# Brief
Give every line back verbatim, dropping all images.

⟨

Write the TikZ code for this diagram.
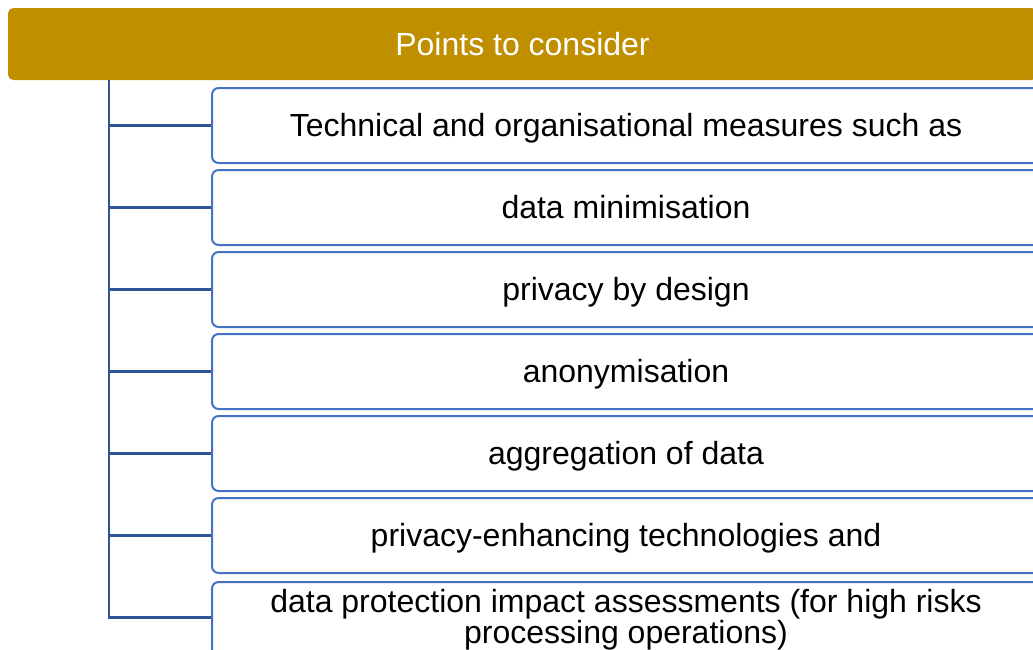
\documentclass[tikz,border=0pt]{standalone}
\usepackage{fontspec}
\setmainfont{Liberation Sans}
\definecolor{gold}{HTML}{BF8F00}
\definecolor{boxblue}{HTML}{4472C4}
\definecolor{trunkblue}{HTML}{2F5597}
\begin{document}
\begin{tikzpicture}[x=0.75pt, y=-0.75pt,
    header/.style={rectangle, rounded corners=4pt, fill=gold, draw=none, text=white,
        minimum width=771.75pt, minimum height=54pt, inner sep=0pt,
        text height=17pt, text depth=0pt,
        font=\fontsize{24}{24}\selectfont},
    itembox/.style={rectangle, rounded corners=5pt, fill=white, draw=boxblue, line width=1.5pt,
        minimum width=621pt, minimum height=56.25pt, inner sep=0pt, align=center,
        text height=17pt, text depth=0pt,
        font=\fontsize{24}{23}\selectfont},
    trunk/.style={draw=trunkblue, line width=1.6pt}
]
    \useasboundingbox (0,0) rectangle (1033,650);
    \clip (0,0) rectangle (1033,650);

    \node[header] at (522.5,44) (head) {Points to consider};

    \node[itembox] at (626,125.5) (i1) {Technical and organisational measures such as};
    \node[itembox] at (626,207.5) (i2) {data minimisation};
    \node[itembox] at (626,289.5) (i3) {privacy by design};
    \node[itembox] at (626,371.5) (i4) {anonymisation};
    \node[itembox] at (626,453.5) (i5) {aggregation of data};
    \node[itembox] at (626,535.5) (i6) {privacy-enhancing technologies and};
    \node[itembox, text height=, text depth=, yshift=-1.5pt] at (626,617.5) (i7)
        {data protection impact assessments (for high risks\\processing operations)};

    % trunk and branches
    \coordinate (top) at (109,80);
    \coordinate (bot) at (109,617.5);
    \draw[trunk] (top) -- (bot) -- (bot -| i7.west);
    \foreach \n in {1,...,6}
        \draw[trunk] (i\n.west -| top) -- (i\n.west);
\end{tikzpicture}
\end{document}
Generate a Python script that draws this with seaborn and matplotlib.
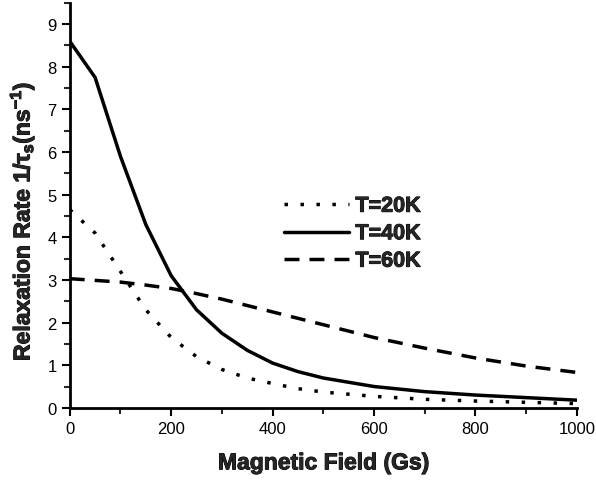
import matplotlib
matplotlib.use("Agg")
import matplotlib.pyplot as plt
import matplotlib.patheffects as pe
import pandas as pd
import seaborn as sns
from matplotlib.ticker import MultipleLocator

field = [0, 50, 100, 150, 200, 250, 300, 350, 400, 450, 500, 600, 700, 800, 900, 1000]
rate_20k = [4.65, 4.1, 3.2, 2.3, 1.65, 1.2, 0.9, 0.7, 0.57, 0.45, 0.37, 0.27, 0.2, 0.16, 0.13, 0.1]
rate_40k = [8.6, 7.75, 5.9, 4.3, 3.1, 2.3, 1.75, 1.35, 1.05, 0.85, 0.7, 0.5, 0.38, 0.3, 0.24, 0.18]
rate_60k = [3.03, 2.99, 2.95, 2.88, 2.8, 2.68, 2.55, 2.4, 2.25, 2.1, 1.95, 1.65, 1.4, 1.17, 0.98, 0.83]
labels = ["T=20K", "T=40K", "T=60K"]

df = pd.DataFrame({"field": field * 3,
                   "rate": rate_20k + rate_40k + rate_60k,
                   "T": [labels[0]] * len(field) + [labels[1]] * len(field) + [labels[2]] * len(field)})

sns.set_style("ticks")
plt.rcParams["font.family"] = ["Liberation Sans", "DejaVu Sans"]
plt.rcParams["mathtext.fontset"] = "custom"
plt.rcParams["mathtext.rm"] = "Liberation Sans:bold"
plt.rcParams["mathtext.it"] = "Liberation Sans:bold"
plt.rcParams["mathtext.bf"] = "Liberation Sans:bold"

fig = plt.figure(figsize=(5.96, 4.81), dpi=100)
ax = fig.add_axes([0.117, 0.150, 0.851, 0.842])

styles = {labels[0]: (0, (1, 3.6)), labels[1]: "-", labels[2]: (0, (4.3, 2.9))}
for lab in labels:
    sub = df[df["T"] == lab]
    sns.lineplot(data=sub, x="field", y="rate", ax=ax, color="black", lw=2.5,
                 linestyle=styles[lab], label=lab)

ax.set_xlim(0, 1000)
ax.set_ylim(0, 9.5)
ax.xaxis.set_major_locator(MultipleLocator(200))
ax.xaxis.set_minor_locator(MultipleLocator(100))
ax.yaxis.set_major_locator(MultipleLocator(1))
ax.yaxis.set_minor_locator(MultipleLocator(0.5))
ax.tick_params(which="major", direction="out", length=6, width=1.5, labelsize=12, colors="black")
ax.tick_params(which="minor", direction="out", length=4, width=1.5)
for s in ["top", "right"]:
    ax.spines[s].set_visible(False)
for s in ["left", "bottom"]:
    ax.spines[s].set_linewidth(2)
    ax.spines[s].set_color("black")

heavy = [pe.withStroke(linewidth=0.7, foreground="black")]
ax.set_xlabel("Magnetic Field (Gs)", fontsize=16.5, fontweight="bold", labelpad=11,
              path_effects=heavy)
ax.set_ylabel(r"Relaxation Rate 1/$\tau_s$(ns$^{-1}$)", fontsize=16.5, fontweight="bold",
              path_effects=heavy)
ax.yaxis.set_label_coords(-0.065, 0.46)

leg = ax.legend(loc="center left", bbox_to_anchor=(0.385, 0.43), frameon=False,
                prop={"size": 15.5, "weight": "bold"}, handlelength=3.0,
                handletextpad=0.3, labelspacing=0.3)
for t in leg.get_texts():
    t.set_path_effects(heavy)

fig.savefig("out.png", dpi=100)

⟩

# Final result
Write the TikZ code for this diagram.
\documentclass[tikz,border=0pt]{standalone}
\usepackage{fontspec}
\setmainfont{Liberation Sans}
\definecolor{gold}{HTML}{BF8F00}
\definecolor{boxblue}{HTML}{4472C4}
\definecolor{trunkblue}{HTML}{2F5597}
\begin{document}
\begin{tikzpicture}[x=0.75pt, y=-0.75pt,
    header/.style={rectangle, rounded corners=4pt, fill=gold, draw=none, text=white,
        minimum width=771.75pt, minimum height=54pt, inner sep=0pt,
        text height=17pt, text depth=0pt,
        font=\fontsize{24}{24}\selectfont},
    itembox/.style={rectangle, rounded corners=5pt, fill=white, draw=boxblue, line width=1.5pt,
        minimum width=621pt, minimum height=56.25pt, inner sep=0pt, align=center,
        text height=17pt, text depth=0pt,
        font=\fontsize{24}{23}\selectfont},
    trunk/.style={draw=trunkblue, line width=1.6pt}
]
    \useasboundingbox (0,0) rectangle (1033,650);
    \clip (0,0) rectangle (1033,650);

    \node[header] at (522.5,44) (head) {Points to consider};

    \node[itembox] at (626,125.5) (i1) {Technical and organisational measures such as};
    \node[itembox] at (626,207.5) (i2) {data minimisation};
    \node[itembox] at (626,289.5) (i3) {privacy by design};
    \node[itembox] at (626,371.5) (i4) {anonymisation};
    \node[itembox] at (626,453.5) (i5) {aggregation of data};
    \node[itembox] at (626,535.5) (i6) {privacy-enhancing technologies and};
    \node[itembox, text height=, text depth=, yshift=-1.5pt] at (626,617.5) (i7)
        {data protection impact assessments (for high risks\\processing operations)};

    % trunk and branches
    \coordinate (top) at (109,80);
    \coordinate (bot) at (109,617.5);
    \draw[trunk] (top) -- (bot) -- (bot -| i7.west);
    \foreach \n in {1,...,6}
        \draw[trunk] (i\n.west -| top) -- (i\n.west);
\end{tikzpicture}
\end{document}
Generate a Python script that draws this with seaborn and matplotlib.
import matplotlib
matplotlib.use("Agg")
import matplotlib.pyplot as plt
import matplotlib.patheffects as pe
import pandas as pd
import seaborn as sns
from matplotlib.ticker import MultipleLocator

field = [0, 50, 100, 150, 200, 250, 300, 350, 400, 450, 500, 600, 700, 800, 900, 1000]
rate_20k = [4.65, 4.1, 3.2, 2.3, 1.65, 1.2, 0.9, 0.7, 0.57, 0.45, 0.37, 0.27, 0.2, 0.16, 0.13, 0.1]
rate_40k = [8.6, 7.75, 5.9, 4.3, 3.1, 2.3, 1.75, 1.35, 1.05, 0.85, 0.7, 0.5, 0.38, 0.3, 0.24, 0.18]
rate_60k = [3.03, 2.99, 2.95, 2.88, 2.8, 2.68, 2.55, 2.4, 2.25, 2.1, 1.95, 1.65, 1.4, 1.17, 0.98, 0.83]
labels = ["T=20K", "T=40K", "T=60K"]

df = pd.DataFrame({"field": field * 3,
                   "rate": rate_20k + rate_40k + rate_60k,
                   "T": [labels[0]] * len(field) + [labels[1]] * len(field) + [labels[2]] * len(field)})

sns.set_style("ticks")
plt.rcParams["font.family"] = ["Liberation Sans", "DejaVu Sans"]
plt.rcParams["mathtext.fontset"] = "custom"
plt.rcParams["mathtext.rm"] = "Liberation Sans:bold"
plt.rcParams["mathtext.it"] = "Liberation Sans:bold"
plt.rcParams["mathtext.bf"] = "Liberation Sans:bold"

fig = plt.figure(figsize=(5.96, 4.81), dpi=100)
ax = fig.add_axes([0.117, 0.150, 0.851, 0.842])

styles = {labels[0]: (0, (1, 3.6)), labels[1]: "-", labels[2]: (0, (4.3, 2.9))}
for lab in labels:
    sub = df[df["T"] == lab]
    sns.lineplot(data=sub, x="field", y="rate", ax=ax, color="black", lw=2.5,
                 linestyle=styles[lab], label=lab)

ax.set_xlim(0, 1000)
ax.set_ylim(0, 9.5)
ax.xaxis.set_major_locator(MultipleLocator(200))
ax.xaxis.set_minor_locator(MultipleLocator(100))
ax.yaxis.set_major_locator(MultipleLocator(1))
ax.yaxis.set_minor_locator(MultipleLocator(0.5))
ax.tick_params(which="major", direction="out", length=6, width=1.5, labelsize=12, colors="black")
ax.tick_params(which="minor", direction="out", length=4, width=1.5)
for s in ["top", "right"]:
    ax.spines[s].set_visible(False)
for s in ["left", "bottom"]:
    ax.spines[s].set_linewidth(2)
    ax.spines[s].set_color("black")

heavy = [pe.withStroke(linewidth=0.7, foreground="black")]
ax.set_xlabel("Magnetic Field (Gs)", fontsize=16.5, fontweight="bold", labelpad=11,
              path_effects=heavy)
ax.set_ylabel(r"Relaxation Rate 1/$\tau_s$(ns$^{-1}$)", fontsize=16.5, fontweight="bold",
              path_effects=heavy)
ax.yaxis.set_label_coords(-0.065, 0.46)

leg = ax.legend(loc="center left", bbox_to_anchor=(0.385, 0.43), frameon=False,
                prop={"size": 15.5, "weight": "bold"}, handlelength=3.0,
                handletextpad=0.3, labelspacing=0.3)
for t in leg.get_texts():
    t.set_path_effects(heavy)

fig.savefig("out.png", dpi=100)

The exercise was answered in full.